MI Library Keeps Local Control
Court says library not required to issue out-of-towner card to neighbor
By Norman Oder -- Library Journal, 9/1/2007
In an opinion issued July 26 that left the Michigan library community relieved, a sharply divided Michigan Supreme Court voted 4–3 to refuse to require the Bloomfield Township Public Library to let a nonresident buy a library card to check out library materials.
According to a lawsuit, for 40 years, from 1964 to 2003, the affluent city of Bloomfield Hills (population about 4000) paid the library to offer its residents access. When the contract was up for renewal—the city had been paying $226,460 and the township requested $463,550, or more than $115 per capita—the two parted ways. (The library is funded at $132 per capita.)
Bloomfield Hills resident George Goldstone wanted to pay $54 for a nonresident family library card from the township library but was rebuffed. The library noted that local families pay about $400 a year. In his suit, Goldstone cited a passage from the Michigan Constitution, which states, “The legislature shall provide by law for the establishment and support of public libraries which shall be available to all residents of the state....”
Legal debate
In the majority opinion, Justice Stephen Markman began, “[The library] argues that a public library is 'available' for purposes of our Constitution when it is subject to entry and its resources subject to use on site. We disagree. Instead, we agree with plaintiff that a public library is only 'available' when a person enjoys reasonable borrowing privileges.”

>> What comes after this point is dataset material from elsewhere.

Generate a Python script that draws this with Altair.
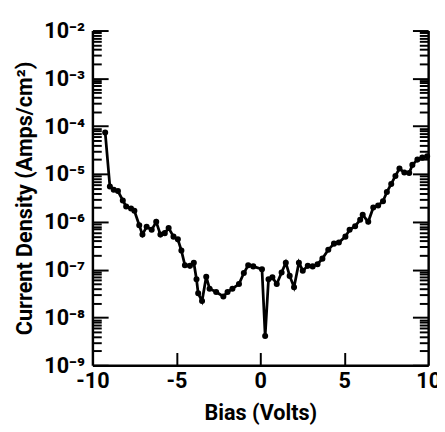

However, the court concluded that the provision “is better understood, in our judgment, as assuring the availability of public libraries in general.” Markman observed that the dissenting justices would “disincentivize communities” from maintaining libraries if they were available to those “who had and had not paid for them.”
The Michigan Library Association, along with the Michigan Township Association and the Michigan Municipal League, filed an amicus brief supporting the library, arguing, “If 'availability' were dependent on expensive, individual library cards, then Michigan's public libraries would be transformed into essentially private book rental repositories for those able to purchase a card.”

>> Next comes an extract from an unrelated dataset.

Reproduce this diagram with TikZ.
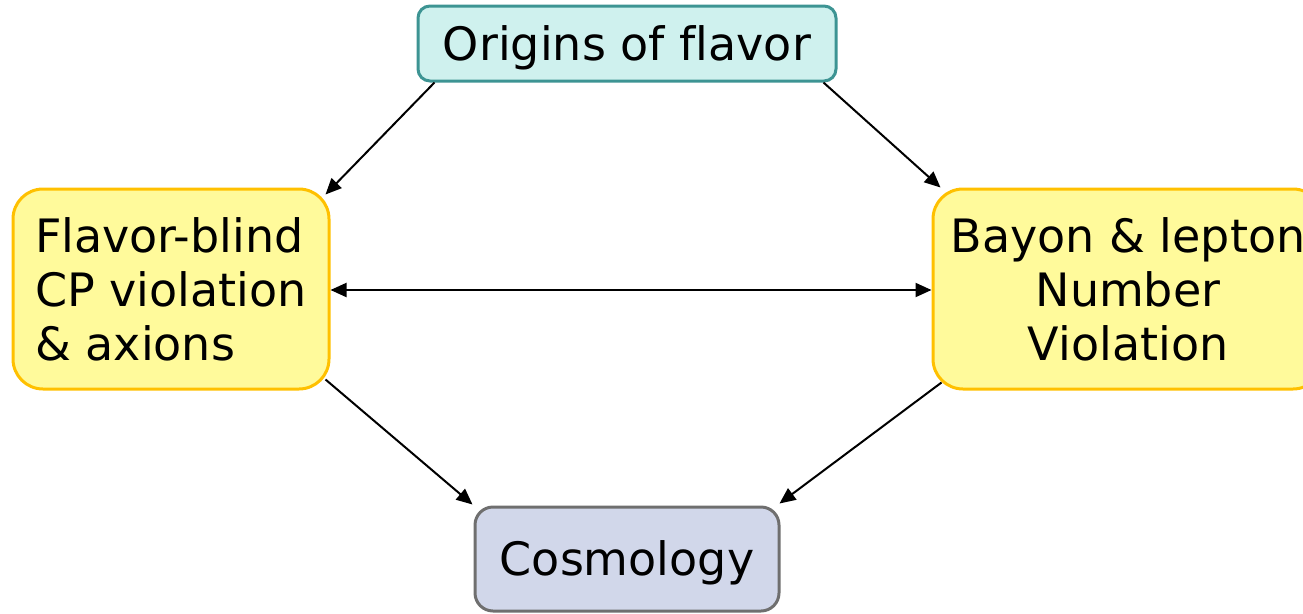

The Detroit Public Library also supported the library in a brief, pointing out that the legislature had appropriated special funds to extend borrowing privileges at the library to every state resident, and a loss of local control might lead residents to vote against renewal of their millage.
The Michigan Department of History, Arts and Libraries, however, supported Goldstone, suggesting in its brief that a “reasonable fee” to nonresidents would not burden the library providing access and that a fee might spur residents where there is no library service to persuade their municipality to contract for library service.